My body, my choice.

Almost everyone who has been on any social media platform in the last two years has seen or heard the words “My body, my choice”. For those who haven’t heard it, it is the pro-choice movement that has recently surfaced with the talk of defunding Planned Parent-hood. The whole idea behind this movement is that you should be able to choose what you want to happen to your body, and no one else can tell you what to do with it. In the case of this movement, it deals with the ideas of whether a woman should be able to get an abortion or not. However, when looking at it in a much less controversial light, the basis of this argument is to let me do whatever the heck I want with MY body. 

In todays time, the younger generations have more freedom than past generations did. We can dress how we want, say what we want and within reason, do what we want. The younger generations are the generations that can change the future for the better, and we can see them trying with each new movement that pops up. 

When I think of “My body, my choice” I think of the ability to be able to do what I want with my body because I have control over my body and what happens to it. For many of us, this is true, but for African Americans, it was not always the case. In Medical Apartheid, Harriet A. Washington writes of many accounts where African Americans had no say over what happened to their bodies. Medical experiments were done on them when they were alive, and their dead bodies were awarded to medical schools for medical research without alerting their families. Washington talks about one man named Cade who went to the hospital for severe injuries that caused doctors to believe he would not make it through the night. Cade was able to get better within a few days but unbeknownst to him, his doctors were under contract with the AEC (216). Without being given a choice, he was injected with plutonium. After this, he was kept in the hospital for six months after this where they pulled his teeth and took bone samples to see the effects of the plutonium. While Cade did go on to live a happy and healthy life, he did not get to choose what happened to his body. His ability to choose was taken away the minute they chose to not inform him of what was happening. 

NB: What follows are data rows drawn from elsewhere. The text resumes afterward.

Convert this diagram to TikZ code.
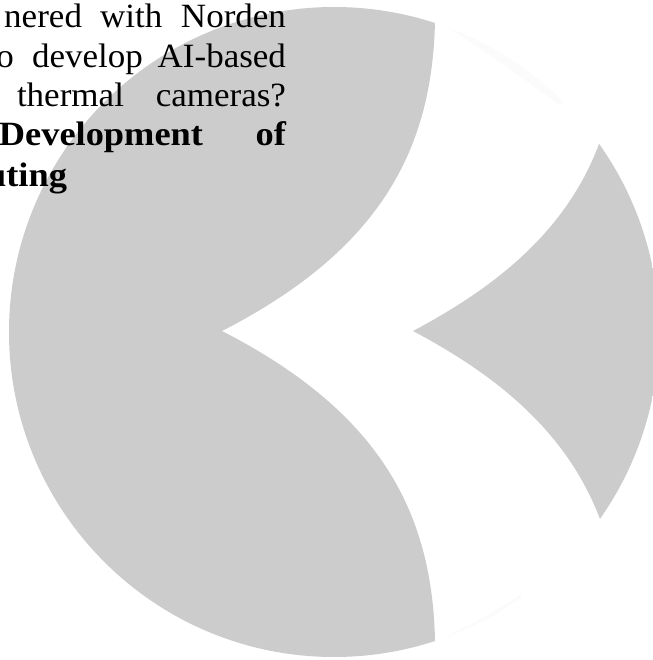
\documentclass[tikz,border=0pt]{standalone}
\usepackage{fontspec}
\setmainfont{Liberation Serif}[FakeStretch=1.03,BoldFeatures={FakeStretch=1.07}]
\definecolor{disc}{HTML}{CCCCCC}
\definecolor{trace}{HTML}{FBFBFB}
\tikzset{
  word/.style={inner sep=0pt,outer sep=0pt,text=black,font=\fontsize{34}{40}\selectfont},
  boldword/.style={word,font=\fontsize{34}{40}\selectfont\bfseries}
}
\begin{document}
\begin{tikzpicture}[x=1pt,y=-1pt]
\useasboundingbox (0,0) rectangle (652,660);
\begin{scope}
\clip (334,332) circle[radius=325];
\fill[trace] (435,20) .. controls (470,40) and (510,70) .. (560,105) -- (600,60) -- (450,0) -- cycle;
\fill[trace] (435,642) .. controls (470,625) and (490,615) .. (520,595) -- (560,640) -- (450,660) -- cycle;
\fill[disc] (435,22) .. controls (432,150) and (380,250) .. (222,331)
  .. controls (380,412) and (432,512) .. (435,640)
  -- (435,670) -- (0,670) -- (0,-10) -- (435,-10) -- cycle;
\fill[disc] (413,331) .. controls (490,290) and (565,235) .. (599,144)
  -- (700,144) -- (700,519) -- (600,519)
  .. controls (565,427) and (490,372) .. (413,331);
\end{scope}
\node[word,anchor=base east] (w1) at (82,28) {nered};
\node[word,anchor=base west] (w2) at (100,28) {with};
\node[word,anchor=base east] (w3) at (286,28) {Norden};
\node[word,anchor=base east] (w4) at (14,68) {o};
\node[word,anchor=base west] (w5) at (32,68) {develop};
\node[word,anchor=base east] (w6) at (286,68) {AI-based};
\node[word,anchor=base west] (w7) at (17,107) {thermal};
\node[word,anchor=base east] (w8) at (286,107) {cameras?};
\node[boldword,anchor=base east] (w9) at (203,146) {Development};
\node[boldword,anchor=base east] (w10) at (286,146) {of};
\node[boldword,anchor=base east] (w11) at (67,186) {uting};
\end{tikzpicture}
\end{document}
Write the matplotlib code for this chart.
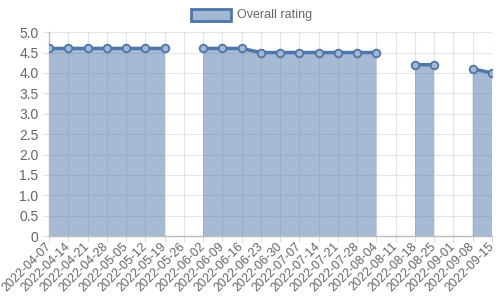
import numpy as np
import matplotlib.pyplot as plt
from matplotlib.patches import Rectangle

plt.rcParams['font.family'] = ['Liberation Sans', 'DejaVu Sans']

dates = ['2022-04-07', '2022-04-14', '2022-04-21', '2022-04-28', '2022-05-05',
         '2022-05-12', '2022-05-19', '2022-05-26', '2022-06-02', '2022-06-09',
         '2022-06-16', '2022-06-23', '2022-06-30', '2022-07-07', '2022-07-14',
         '2022-07-21', '2022-07-28', '2022-08-04', '2022-08-11', '2022-08-18',
         '2022-08-25', '2022-09-01', '2022-09-08', '2022-09-15']
rating = [4.6, 4.6, 4.6, 4.6, 4.6, 4.6, 4.6, None, 4.6, 4.6,
          4.6, 4.5, 4.5, 4.5, 4.5, 4.5, 4.5, 4.5, None, 4.2,
          4.2, None, 4.1, 4.0]

line_col = '#4e76a8'
fill_col = (78/255, 118/255, 168/255, 0.5)
text_col = '#666666'

x = np.arange(len(dates))
y = np.array([np.nan if v is None else v for v in rating])

fig = plt.figure(figsize=(5, 3), dpi=100)
ax = fig.add_axes([0.098, 0.213, 0.886, 0.68])

ax.fill_between(x, 0, y, color=fill_col, linewidth=0)
ax.plot(x, y, color=line_col, linewidth=2.5, zorder=3)
ax.plot(x, y, 'o', markersize=5.5, markerfacecolor='#a3b8d3',
        markeredgecolor=line_col, markeredgewidth=1.3, zorder=4)

ax.set_xlim(0, len(dates) - 1)
ax.set_ylim(0, 5.0)
ax.set_yticks(np.arange(0, 5.01, 0.5))
ax.set_yticklabels(['0'] + ['%.1f' % v for v in np.arange(0.5, 5.01, 0.5)])
ax.set_xticks(x)
ax.set_xticklabels(dates, rotation=45, ha='right', va='center',
                   rotation_mode='anchor')

ax.grid(True, color='#e5e5e5', linewidth=0.8)
ax.set_axisbelow(True)
for s in ['top', 'right']:
    ax.spines[s].set_visible(False)
for s in ['left', 'bottom']:
    ax.spines[s].set_color('#bbbbbb')
    ax.spines[s].set_linewidth(1)
ax.tick_params(colors=text_col, labelsize=9, length=4, width=0.8)
ax.tick_params(axis='both', color='#dddddd')
ax.tick_params(axis='x', pad=2)
ax.tick_params(axis='y', labelsize=10)

# legend box like chart.js
fig.patches.append(Rectangle((191/500, 1 - 21/300), 40/500, 12/300,
                             transform=fig.transFigure, facecolor='#a3b8d3',
                             edgecolor=line_col, linewidth=2))
fig.text(237/500, 1 - 15/300, 'Overall rating', color=text_col, fontsize=9,
         va='center', ha='left')

fig.savefig('out.png', dpi=100)
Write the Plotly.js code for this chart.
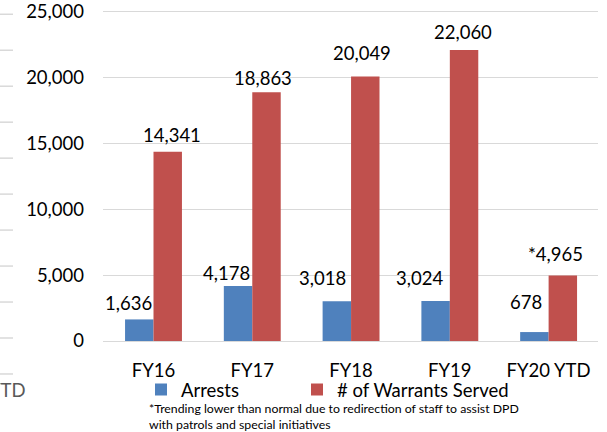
<!DOCTYPE html>
<html>
<head>
<meta charset="utf-8">
<script src="https://cdn.plot.ly/plotly-3.0.1.min.js"></script>
<style>html,body{margin:0;padding:0;background:#fff;}#chart{width:607px;height:432px;}</style>
</head>
<body>
<div id="chart"></div>
<script>
// ---- data ----
var categories = ['FY16', 'FY17', 'FY18', 'FY19', 'FY20 YTD'];
var arrests = [1636, 4178, 3018, 3024, 678];
var warrants = [14341, 18863, 20049, 22060, 4965];
var warrantsMark = ['', '', '', '', '*'];
var yTickVals = [0, 5000, 10000, 15000, 20000, 25000];
var yTickText = ['0', '5,000', '10,000', '15,000', '20,000', '25,000'];
var seriesNames = ['Arrests', '# of Warrants Served'];
var footnote = '*Trending lower than normal due to redirection of staff to assist DPD<br>with patrols and special initiatives';

// ---- label placement (px offsets, layout only) ----
var blueDx = [-25, -25.5, -28.5, -30.5, -23];
var blueDy = [16, 13, 23, 23, 30];
var redDx = [18.5, 10.5, 10.5, 13.5, 6.5];
var redDy = [17, 14, 24, 18, 21.5];

var FONT = 'Lato, "Open Sans", sans-serif';
function fmt(v) { return v.toLocaleString('en-US'); }

var traces = [
  {type: 'bar', name: seriesNames[0], x: categories, y: arrests, legend: 'legend',
   marker: {color: '#4F81BD'}, hoverinfo: 'skip'},
  {type: 'bar', name: seriesNames[1], x: categories, y: warrants, legend: 'legend2',
   marker: {color: '#C0504D'}, hoverinfo: 'skip'}
];

// plot geometry: zero line at y=341px, 25,000 at y=11px
var Y_MAX = 25400;
var PLOT_H = Y_MAX * 330 / 25000;
var TOP = 341 - PLOT_H;
function py2paper(py) { return (341 - py) / PLOT_H; }

var annotations = [];
categories.forEach(function (c, i) {
  annotations.push({x: c, y: arrests[i], xref: 'x', yref: 'y', text: fmt(arrests[i]),
    showarrow: false, xanchor: 'center', yanchor: 'middle', xshift: blueDx[i], yshift: blueDy[i],
    font: {family: FONT, size: 18.5, color: '#000'}});
  annotations.push({x: c, y: warrants[i], xref: 'x', yref: 'y', text: warrantsMark[i] + fmt(warrants[i]),
    showarrow: false, xanchor: 'center', yanchor: 'middle', xshift: redDx[i], yshift: redDy[i],
    font: {family: FONT, size: 18.5, color: '#000'}});
});
// footnote
annotations.push({xref: 'paper', yref: 'paper', x: (147 - 103) / 495, y: py2paper(416.5),
  xanchor: 'left', yanchor: 'middle', align: 'left', showarrow: false, text: footnote,
  font: {family: FONT, size: 12.3, color: '#000'}});
// fragment of neighbouring chart at left edge
annotations.push({xref: 'paper', yref: 'paper', x: (28 - 103) / 495, y: py2paper(390),
  xanchor: 'right', yanchor: 'middle', showarrow: false, text: 'YTD',
  font: {family: FONT, size: 18.5, color: '#595959'}});

var shapes = [];
[14, 50, 86, 122, 158, 194, 230, 266, 302, 338, 374].forEach(function (py) {
  var yy = py2paper(py);
  shapes.push({type: 'line', xref: 'paper', yref: 'paper', x0: (0 - 103) / 495, x1: (13 - 103) / 495,
    y0: yy, y1: yy, line: {color: '#d9d9d9', width: 1.5}});
});

var legendCommon = {orientation: 'h', xref: 'paper', yref: 'paper', xanchor: 'left',
  y: py2paper(371), yanchor: 'top',
  font: {family: FONT, size: 18.5, color: '#000'}, bgcolor: 'rgba(0,0,0,0)'};

var layout = {
  width: 607, height: 432,
  margin: {l: 103, r: 9, t: TOP, b: 91, pad: 0},
  paper_bgcolor: '#fff', plot_bgcolor: '#fff',
  font: {family: FONT, size: 18.5, color: '#000'},
  barmode: 'group', bargap: 0.424, bargroupgap: 0,
  showlegend: true,
  legend: Object.assign({}, legendCommon, {x: (141 - 103) / 495}),
  legend2: Object.assign({}, legendCommon, {x: (297 - 103) / 495}),
  xaxis: {type: 'category', showgrid: false, zeroline: false, showline: false, ticks: '',
    tickfont: {family: FONT, size: 18.5, color: '#000'}, ticklabelstandoff: 16, fixedrange: true},
  yaxis: {range: [0, Y_MAX], tickmode: 'array', tickvals: yTickVals, ticktext: yTickText,
    showgrid: true, gridcolor: '#d9d9d9', gridwidth: 1, zeroline: true, zerolinecolor: '#d9d9d9',
    zerolinewidth: 1, showline: false, ticks: '', ticklabelstandoff: 18, ticklabeloverflow: 'allow',
    tickfont: {family: FONT, size: 18.5, color: '#000'}, fixedrange: true},
  annotations: annotations,
  shapes: shapes
};

Plotly.newPlot('chart', traces, layout, {displayModeBar: false, staticPlot: true});
</script>
</body>
</html>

Cade was never given the option to choose what happened to him, he was never given any options. Not only is this taking away his right to choose, but it is also dehumanizing. Human beings should be able to choose and give their consent before medical procedures are done to them and this was something never available to Cade. Because they needed to find out the effects of plutonium on the human body they used Cade as a vehicle for medical research taking away his choice to choose to allow this to happen or not. 

With the “My body, my choice” movement that has recently surfaced, supporters believed that they should get to choose what happens to their body. This is a theme that sits with me as everyone, should be able to get the options to choose what happens with their bodies.